Social Movement, Change and Demosprudence Assignment.
We have discussed ongoing changes in major social institutions affecting work, society, and the quality of life. By “institutions” we mean organized systems like governments, businesses, and unions. But all of these are driven and shaped in the end by groups of people organizing around their dissatisfaction with the status quo. We refer to these forms of collective action as social or political movements. Social movements are the force that makes real social change. They are hard to predict or understand: they come and go, rise and fall back unexpectedly. They can be “conservative,” defending an old way of life, or “progressive,” advocating a new vision of society. They can also be simply chaotic. In the 19th and 20th centuries social scientists focused largely on class-based movements in which workers and the poor organized against employers and/or the government. There are growing questions now about whether class is the most powerful organizing force. Some write about “new social movements” centered on social identities like race, gender or ethnicity.
- Guiner, Lani. Beyond Legislatures: Social Movements, Social Change, and the Possibilities of Demosprudence.

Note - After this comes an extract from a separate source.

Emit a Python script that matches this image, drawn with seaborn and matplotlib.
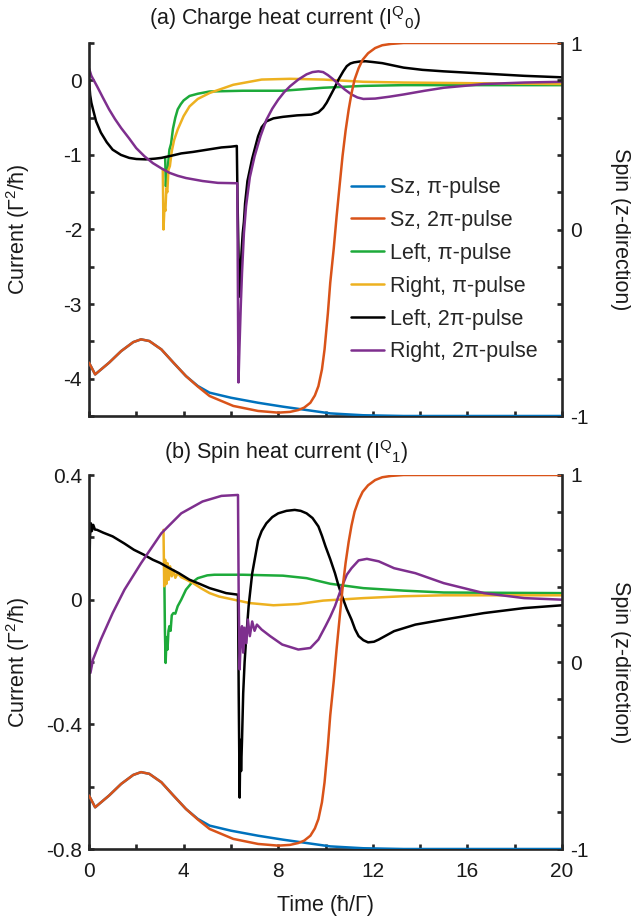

Asker the following Questions :
- Describe an example of “demosprudence” in the United States or another society. What group initially expressed dissatisfaction with the status quo, and what actions did it take to expand the audience for their movement?
- In your ideal democracy, who would be responsible for ensuring that laws reflect society’s contemporary notions of justice or fairness? Explain your reasoning, and identify what roles “institutions” and “social movements” would play.